#### Work to do:
Retype nothing but the lines from the start of the material up to and including the line with "const sd = 12.5;". Pictures don't belong in the copy.

┌─ Collected material

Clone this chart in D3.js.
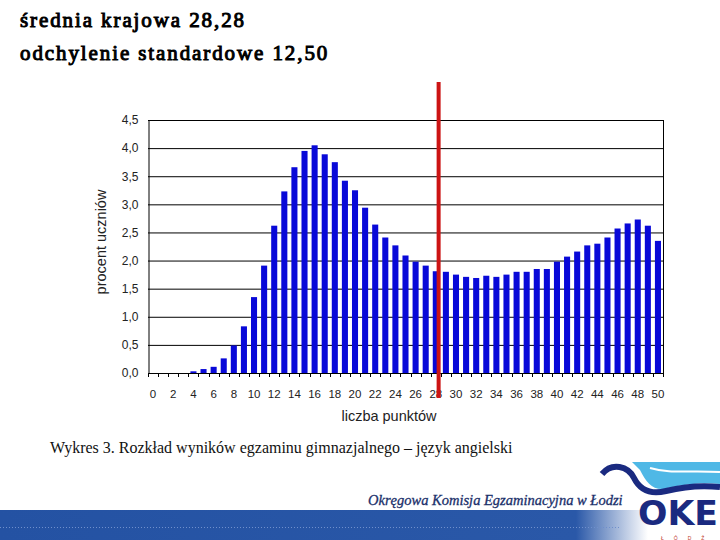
<!DOCTYPE html>
<html>
<head>
<meta charset="utf-8">
<script src="https://cdn.jsdelivr.net/npm/d3@7"></script>
<style>
  body { margin: 0; background: #fff; }
  svg { display: block; }
</style>
</head>
<body>
<div class="canvas"></div>
<script>
'use strict';

// punkty 0..50 i procent uczniów
const points = d3.range(0, 51);
const percents = [
  0, 0, 0, 0, 0.03, 0.07, 0.11, 0.26, 0.49, 0.83,
  1.35, 1.91, 2.62, 3.23, 3.66, 3.95, 4.05, 3.89, 3.75, 3.42,
  3.25, 2.94, 2.64, 2.41, 2.27, 2.09, 1.98, 1.91, 1.81, 1.80,
  1.75, 1.71, 1.69, 1.73, 1.71, 1.75, 1.80, 1.80, 1.85, 1.85,
  1.98, 2.07, 2.16, 2.27, 2.30, 2.41, 2.57, 2.66, 2.73, 2.62,
  2.35
];
const yTicks = [0, 0.5, 1, 1.5, 2, 2.5, 3, 3.5, 4, 4.5];
const mean = 28.28;
const sd = 12.5;

const svg = d3
  .select('.canvas')
  .append('svg')
  .attr('width', 720)
  .attr('height', 540);

const serif = '"Liberation Serif", "Times New Roman", serif';
const sans = 'Arial, "Liberation Sans", sans-serif';

// naglowek (pogrubienie przez obrys)
const header = [
  'średnia krajowa ' + d3.format('.2f')(mean).replace('.', ','),
  'odchylenie standardowe ' + d3.format('.2f')(sd).replace('.', ',')
];
svg.selectAll('text.header')
  .data(header)
  .enter()
  .append('text')
  .attr('class', 'header')
  .attr('x', 20)
  .attr('y', (d, i) => 27 + i * 33)
  .style('font-family', serif)
  .style('font-size', '21px')
  .style('letter-spacing', '1.9px')
  .attr('fill', '#000')
  .attr('stroke', '#000')
  .attr('stroke-width', 1)
  .text(d => d);

const plotLeft = 148, plotRight = 663, plotTop = 120, plotBottom = 373;

const x = d3.scaleBand().domain(points).range([plotLeft, plotRight]).paddingInner(0.4).paddingOuter(0.2);
const y = d3.scaleLinear().domain([0, 4.5]).range([plotBottom, plotTop]);

const graph = svg.append('g');

// siatka
graph.selectAll('line.grid')
  .data(yTicks)
  .enter()
  .append('line')
  .attr('class', 'grid')
  .attr('x1', plotLeft).attr('x2', plotRight)
  .attr('y1', d => y(d) + 0.5).attr('y2', d => y(d) + 0.5)
  .attr('stroke', '#000')
  .attr('stroke-width', 1);

graph.append('line')
  .attr('x1', plotRight + 0.5).attr('x2', plotRight + 0.5)
  .attr('y1', plotTop).attr('y2', plotBottom)
  .attr('stroke', '#000');

// slupki
graph.selectAll('rect')
  .data(percents)
  .enter()
  .append('rect')
  .attr('x', (d, i) => x(points[i]))
  .attr('width', x.bandwidth())
  .attr('y', d => y(d))
  .attr('height', d => plotBottom - y(d))
  .attr('fill', '#0808d8');

// os Y
const yAxis = d3.axisLeft(y)
  .tickValues(yTicks)
  .tickSize(0)
  .tickPadding(10)
  .tickFormat(d => d3.format('.1f')(d).replace('.', ','));
const yAxisGroup = svg.append('g')
  .attr('transform', `translate(${plotLeft + 0.5},0)`)
  .call(yAxis);
yAxisGroup.select('.domain').attr('stroke', '#000');
yAxisGroup.selectAll('text')
  .style('font-family', sans)
  .style('font-size', '12px')
  .attr('fill', '#222');

// os X - kreski miedzy slupkami
const step = x.step();
const xAxisGroup = svg.append('g');
xAxisGroup.append('line')
  .attr('x1', plotLeft).attr('x2', plotRight + 1)
  .attr('y1', plotBottom + 0.5).attr('y2', plotBottom + 0.5)
  .attr('stroke', '#000');
xAxisGroup.selectAll('line.tick')
  .data(points.concat([51]))
  .enter()
  .append('line')
  .attr('class', 'tick')
  .attr('x1', d => Math.round(x(0) - step * x.paddingOuter() + d * step) + 0.5)
  .attr('x2', d => Math.round(x(0) - step * x.paddingOuter() + d * step) + 0.5)
  .attr('y1', plotBottom).attr('y2', plotBottom + 4)
  .attr('stroke', '#000');
xAxisGroup.selectAll('text')
  .data(points.filter(p => p % 2 === 0))
  .enter()
  .append('text')
  .attr('x', d => x(d) + x.bandwidth() / 2)
  .attr('y', plotBottom + 25)
  .attr('text-anchor', 'middle')
  .style('font-family', sans)
  .style('font-size', '11.5px')
  .attr('fill', '#222')
  .text(d => d);

// tytuly osi
svg.append('text')
  .attr('x', 389).attr('y', 421)
  .attr('text-anchor', 'middle')
  .style('font-family', sans)
  .style('font-size', '14.5px')
  .attr('fill', '#222')
  .text('liczba punktów');
svg.append('text')
  .attr('transform', 'translate(106,242) rotate(-90)')
  .attr('text-anchor', 'middle')
  .style('font-family', sans)
  .style('font-size', '14.5px')
  .attr('fill', '#222')
  .text('procent uczniów');

// srednia - czerwona linia
const meanX = x(Math.floor(mean)) + x.bandwidth() / 2 + (mean - Math.floor(mean)) * step;
svg.append('line')
  .attr('x1', meanX).attr('x2', meanX)
  .attr('y1', 82).attr('y2', 398)
  .attr('stroke', '#cc1414')
  .attr('stroke-width', 4);

// podpis
svg.append('text')
  .attr('x', 50).attr('y', 453)
  .style('font-family', serif)
  .style('font-size', '16px')
  .attr('fill', '#111')
  .text('Wykres 3. Rozkład wyników egzaminu gimnazjalnego – język angielski');

// stopka
const defs = svg.append('defs');
const grad = defs.append('linearGradient').attr('id', 'band').attr('x1', 0).attr('x2', 1).attr('y1', 0).attr('y2', 0);
grad.append('stop').attr('offset', '0').attr('stop-color', '#2452a3');
grad.append('stop').attr('offset', '0.8').attr('stop-color', '#2a58a8');
grad.append('stop').attr('offset', '0.9').attr('stop-color', '#ffffff');
grad.append('stop').attr('offset', '1').attr('stop-color', '#ffffff');
svg.append('rect')
  .attr('x', 0).attr('y', 510).attr('width', 720).attr('height', 30)
  .attr('fill', 'url(#band)');
svg.append('line')
  .attr('x1', 0).attr('x2', 620).attr('y1', 527.5).attr('y2', 527.5)
  .attr('stroke', '#6f8fcc').attr('stroke-dasharray', '1,2');

svg.append('text')
  .attr('x', 368).attr('y', 505)
  .style('font-family', serif)
  .style('font-style', 'italic')
  .style('font-size', '14.5px')
  .attr('fill', '#1a2f6a')
  .attr('stroke', '#1a2f6a')
  .attr('stroke-width', 0.3)
  .text('Okręgowa Komisja Egzaminacyjna w Łodzi');

// logo OKE
const logo = svg.append('g');
logo.append('path')
  .attr('d', 'M632,462 L720,462 L720,484 C700,482 680,485 664,489 C652,490 646,482 640,470 Z')
  .attr('fill', '#4fb8e6');
logo.append('path')
  .attr('d', 'M650,468 C670,474 690,470 720,472')
  .attr('fill', 'none')
  .attr('stroke', '#ffffff')
  .attr('stroke-width', 2);
logo.append('path')
  .attr('d', 'M602,474 C612,462 628,466 634,478 C640,490 650,495 666,491 C686,486 702,485 720,487')
  .attr('fill', 'none')
  .attr('stroke', '#1a2a80')
  .attr('stroke-width', 6);
logo.append('text')
  .attr('x', 638).attr('y', 525)
  .style('font-family', '"DejaVu Sans", Arial, sans-serif')
  .style('font-weight', 'bold')
  .style('font-size', '33px')
  .attr('textLength', 80)
  .attr('lengthAdjust', 'spacingAndGlyphs')
  .attr('fill', '#1a2a80')
  .text('OKE');
logo.append('text')
  .attr('x', 661).attr('y', 539.5)
  .style('font-family', sans)
  .style('font-size', '5px')
  .attr('fill', '#c0392b')
  .attr('letter-spacing', '10')
  .text('ŁÓDŹ');
</script>
</body>
</html>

└─

#### Exercise answer:
Clone this chart in D3.js.
<!DOCTYPE html>
<html>
<head>
<meta charset="utf-8">
<script src="https://cdn.jsdelivr.net/npm/d3@7"></script>
<style>
  body { margin: 0; background: #fff; }
  svg { display: block; }
</style>
</head>
<body>
<div class="canvas"></div>
<script>
'use strict';

// punkty 0..50 i procent uczniów
const points = d3.range(0, 51);
const percents = [
  0, 0, 0, 0, 0.03, 0.07, 0.11, 0.26, 0.49, 0.83,
  1.35, 1.91, 2.62, 3.23, 3.66, 3.95, 4.05, 3.89, 3.75, 3.42,
  3.25, 2.94, 2.64, 2.41, 2.27, 2.09, 1.98, 1.91, 1.81, 1.80,
  1.75, 1.71, 1.69, 1.73, 1.71, 1.75, 1.80, 1.80, 1.85, 1.85,
  1.98, 2.07, 2.16, 2.27, 2.30, 2.41, 2.57, 2.66, 2.73, 2.62,
  2.35
];
const yTicks = [0, 0.5, 1, 1.5, 2, 2.5, 3, 3.5, 4, 4.5];
const mean = 28.28;
const sd = 12.5;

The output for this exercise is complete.